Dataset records
───
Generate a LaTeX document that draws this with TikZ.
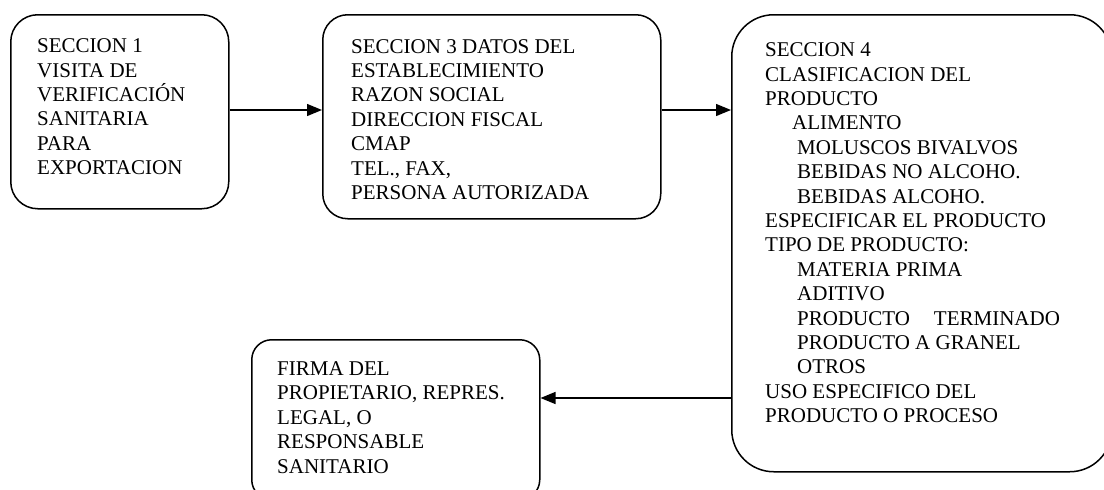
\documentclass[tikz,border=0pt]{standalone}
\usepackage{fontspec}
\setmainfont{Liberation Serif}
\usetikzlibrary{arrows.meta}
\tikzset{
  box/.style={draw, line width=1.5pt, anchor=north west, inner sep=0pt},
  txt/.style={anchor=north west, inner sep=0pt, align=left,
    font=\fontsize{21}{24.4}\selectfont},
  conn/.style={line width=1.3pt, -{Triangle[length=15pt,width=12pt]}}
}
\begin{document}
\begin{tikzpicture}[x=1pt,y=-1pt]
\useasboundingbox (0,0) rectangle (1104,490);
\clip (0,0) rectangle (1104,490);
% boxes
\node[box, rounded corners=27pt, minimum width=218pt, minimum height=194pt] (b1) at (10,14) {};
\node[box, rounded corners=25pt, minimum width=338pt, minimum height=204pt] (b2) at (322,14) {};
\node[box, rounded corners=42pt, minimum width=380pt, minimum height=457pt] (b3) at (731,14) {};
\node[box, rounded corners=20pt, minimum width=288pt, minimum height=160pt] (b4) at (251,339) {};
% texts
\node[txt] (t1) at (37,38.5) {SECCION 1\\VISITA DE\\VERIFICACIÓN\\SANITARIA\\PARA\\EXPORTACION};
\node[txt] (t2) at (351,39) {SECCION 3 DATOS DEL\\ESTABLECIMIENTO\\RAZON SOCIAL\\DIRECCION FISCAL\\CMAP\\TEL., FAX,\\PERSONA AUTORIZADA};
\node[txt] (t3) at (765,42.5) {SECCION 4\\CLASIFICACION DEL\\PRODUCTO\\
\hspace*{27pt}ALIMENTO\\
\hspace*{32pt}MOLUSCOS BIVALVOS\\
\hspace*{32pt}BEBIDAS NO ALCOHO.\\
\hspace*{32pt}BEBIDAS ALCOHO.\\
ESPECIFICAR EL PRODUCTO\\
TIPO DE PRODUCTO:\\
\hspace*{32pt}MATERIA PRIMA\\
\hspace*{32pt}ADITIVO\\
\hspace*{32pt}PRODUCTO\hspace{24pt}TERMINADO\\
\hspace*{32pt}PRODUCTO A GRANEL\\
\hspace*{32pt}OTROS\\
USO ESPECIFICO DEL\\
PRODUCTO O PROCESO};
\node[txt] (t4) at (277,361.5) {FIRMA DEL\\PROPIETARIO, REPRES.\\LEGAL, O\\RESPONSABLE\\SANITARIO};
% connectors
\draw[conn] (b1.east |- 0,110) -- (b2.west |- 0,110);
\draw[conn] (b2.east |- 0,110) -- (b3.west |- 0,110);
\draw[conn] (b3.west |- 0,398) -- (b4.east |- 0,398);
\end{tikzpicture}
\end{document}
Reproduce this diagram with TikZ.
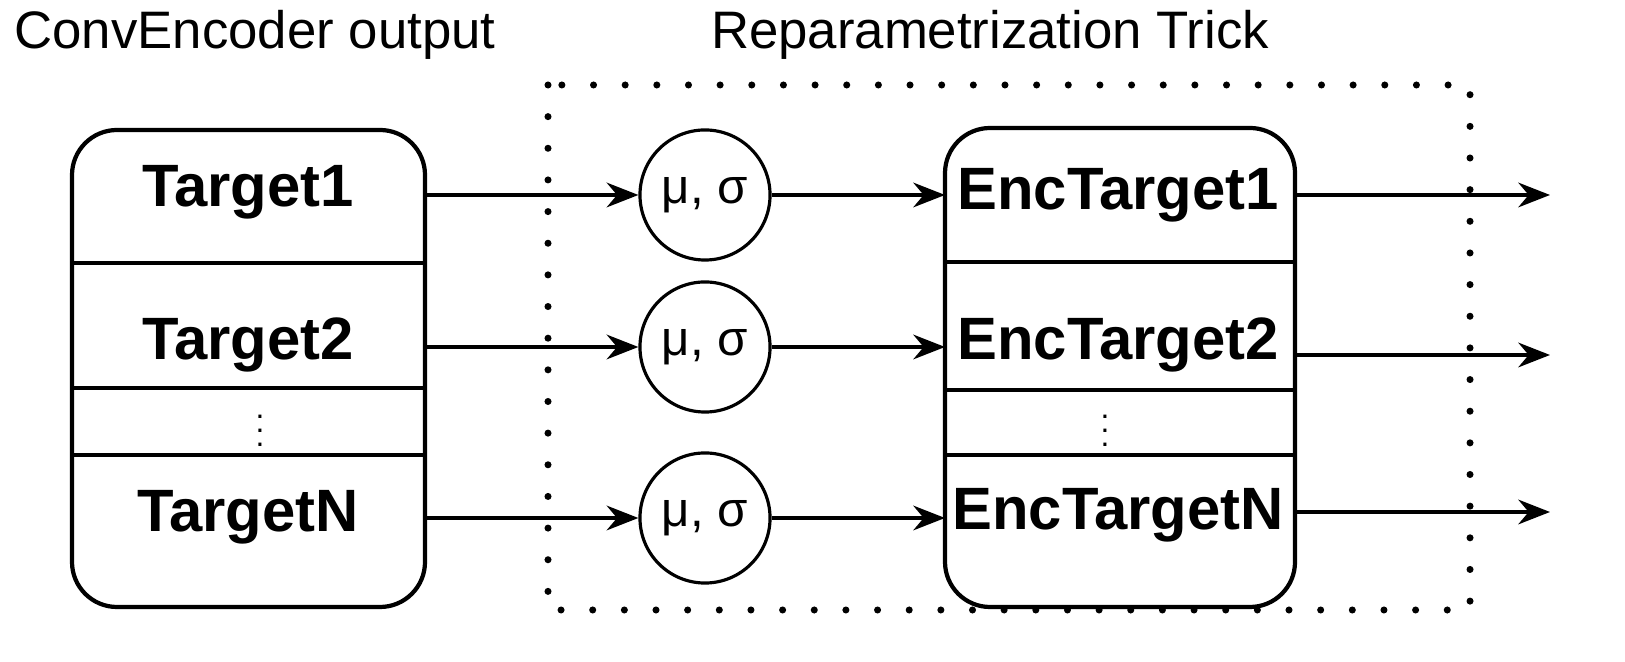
───
_Task to carry out_
All of the records need repeating exactly, except for the pictures.

_Problem solution_
Generate a LaTeX document that draws this with TikZ.
\documentclass[tikz,border=0pt]{standalone}
\usepackage{fontspec}
\setmainfont{Liberation Serif}
\usetikzlibrary{arrows.meta}
\tikzset{
  box/.style={draw, line width=1.5pt, anchor=north west, inner sep=0pt},
  txt/.style={anchor=north west, inner sep=0pt, align=left,
    font=\fontsize{21}{24.4}\selectfont},
  conn/.style={line width=1.3pt, -{Triangle[length=15pt,width=12pt]}}
}
\begin{document}
\begin{tikzpicture}[x=1pt,y=-1pt]
\useasboundingbox (0,0) rectangle (1104,490);
\clip (0,0) rectangle (1104,490);
% boxes
\node[box, rounded corners=27pt, minimum width=218pt, minimum height=194pt] (b1) at (10,14) {};
\node[box, rounded corners=25pt, minimum width=338pt, minimum height=204pt] (b2) at (322,14) {};
\node[box, rounded corners=42pt, minimum width=380pt, minimum height=457pt] (b3) at (731,14) {};
\node[box, rounded corners=20pt, minimum width=288pt, minimum height=160pt] (b4) at (251,339) {};
% texts
\node[txt] (t1) at (37,38.5) {SECCION 1\\VISITA DE\\VERIFICACIÓN\\SANITARIA\\PARA\\EXPORTACION};
\node[txt] (t2) at (351,39) {SECCION 3 DATOS DEL\\ESTABLECIMIENTO\\RAZON SOCIAL\\DIRECCION FISCAL\\CMAP\\TEL., FAX,\\PERSONA AUTORIZADA};
\node[txt] (t3) at (765,42.5) {SECCION 4\\CLASIFICACION DEL\\PRODUCTO\\
\hspace*{27pt}ALIMENTO\\
\hspace*{32pt}MOLUSCOS BIVALVOS\\
\hspace*{32pt}BEBIDAS NO ALCOHO.\\
\hspace*{32pt}BEBIDAS ALCOHO.\\
ESPECIFICAR EL PRODUCTO\\
TIPO DE PRODUCTO:\\
\hspace*{32pt}MATERIA PRIMA\\
\hspace*{32pt}ADITIVO\\
\hspace*{32pt}PRODUCTO\hspace{24pt}TERMINADO\\
\hspace*{32pt}PRODUCTO A GRANEL\\
\hspace*{32pt}OTROS\\
USO ESPECIFICO DEL\\
PRODUCTO O PROCESO};
\node[txt] (t4) at (277,361.5) {FIRMA DEL\\PROPIETARIO, REPRES.\\LEGAL, O\\RESPONSABLE\\SANITARIO};
% connectors
\draw[conn] (b1.east |- 0,110) -- (b2.west |- 0,110);
\draw[conn] (b2.east |- 0,110) -- (b3.west |- 0,110);
\draw[conn] (b3.west |- 0,398) -- (b4.east |- 0,398);
\end{tikzpicture}
\end{document}
Reproduce this diagram with TikZ.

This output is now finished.